Why don’t you gather a group of friends, put on fur coats inside out, smudge soot on your faces, attach beards made of tow and go bring people some Martinmas luck. Of course, first you will have to refer to the folk calendar and learn how to do it right: what to sing, how to dance and which games to play. To get your treats (in old days any food wold do, but today people rather expect candy and cookies), you will have to work!

25 November – Saint Catherine’s Eve
Beggar impersonation is very important on Saint Catherine’s Day in addition to Martinmas. While Martin’s beggars are black, furry and ugly, Catherine’s beggars are white and beautiful. These were women and girls, usually going as Catherine the Mother and her children, who embellished themselves with veils, stockings, false plaits of hair and other pretty little things. Catherine’s beggars brought luck for cattle, especially sheep, which is why they checked how good girls in the families were at handicraft. They also played riddles, sang and danced just like Martin’s beggars did. If a Catherine’s beggar ‘peed’ in the corner of the room (i.e. sprinkled water there), this was also believed to bring good luck.
Saint Catherine’s Day is a good reason to get together with your girlfriends and decorate yourselves in a slightly different fashion than usual: put a veil made of a curtain on your head and rouge your cheeks with beetroot. Young men can join in too, and disguising them as women is bound to be great fun!

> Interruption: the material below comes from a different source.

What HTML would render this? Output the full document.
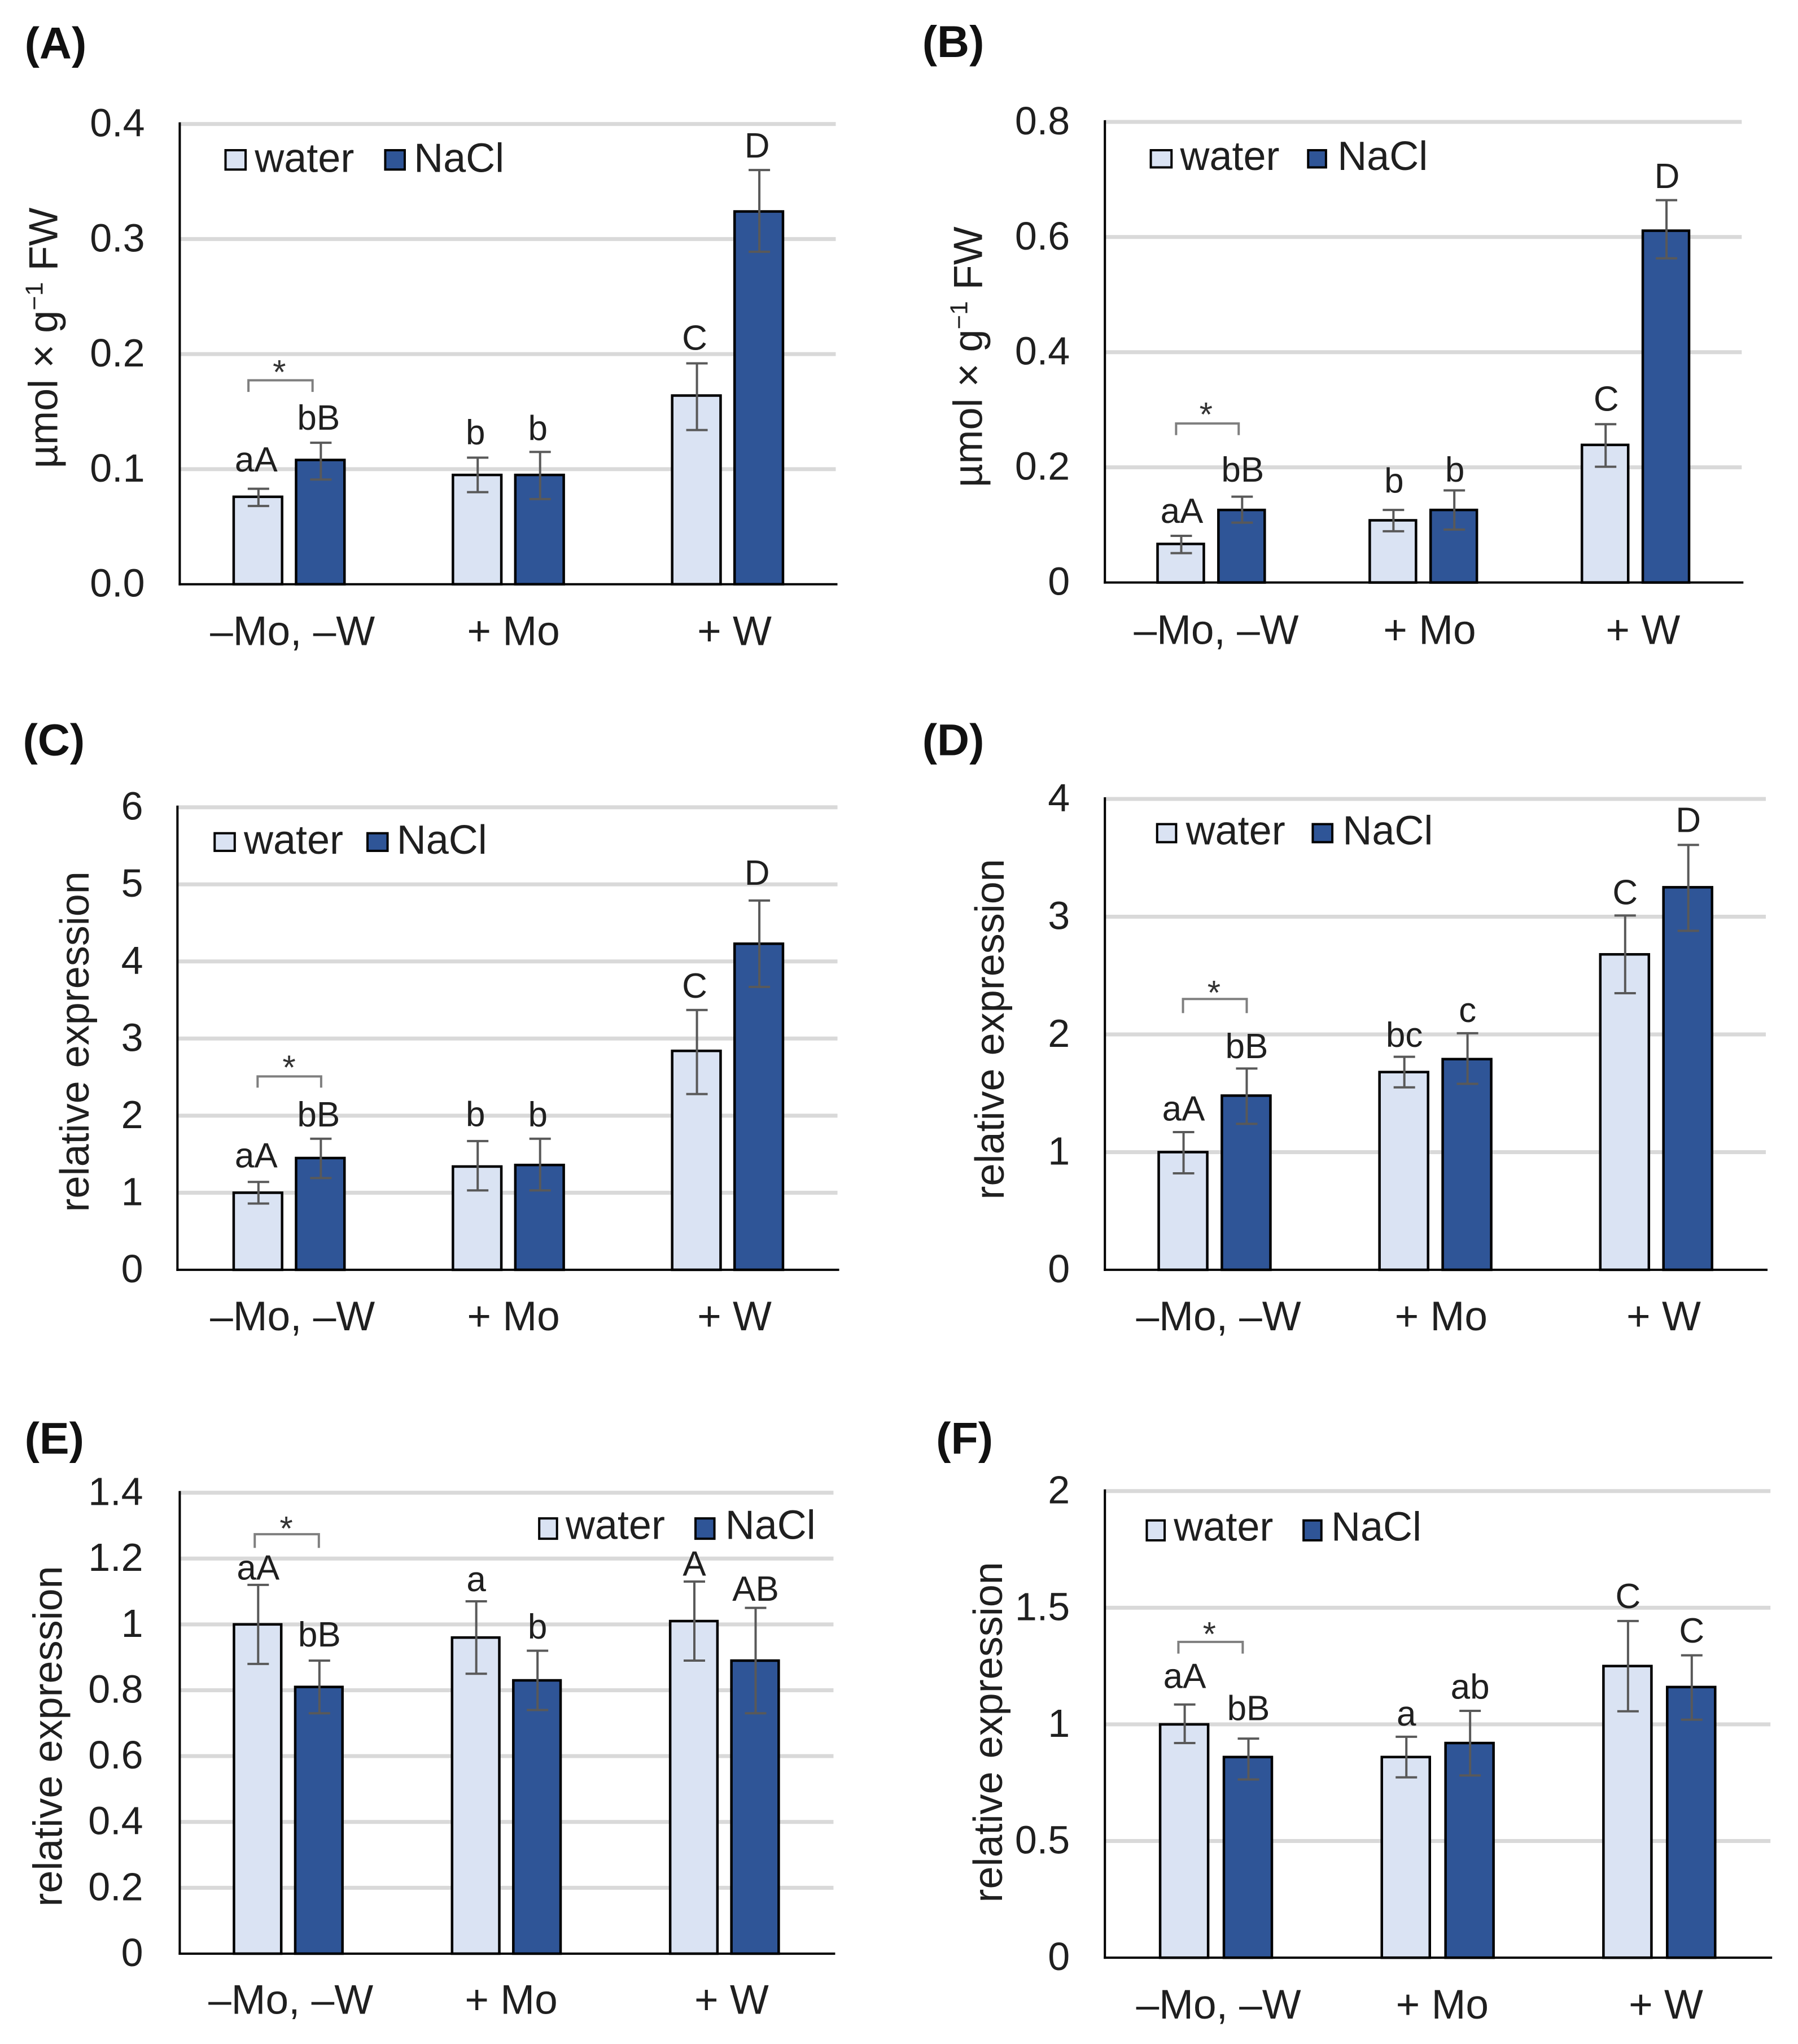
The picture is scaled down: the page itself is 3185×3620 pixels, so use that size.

30 November – Saint Andrew’s Day
Saint Andrew’s Day is another holiday for which impersonating beggars was traditional, but manly Andrew’s beggars were less common than similar Martin’s beggars. However, Saint Andrew’s Day was the first of winter holidays to involve fortune-telling. One could see one’s future spouse in a dream. Write various names on small pieces of paper, roll them into rolls, and leave them under your bed. You will see the name of your future love on the piece of paper that has unrolled itself by the morning.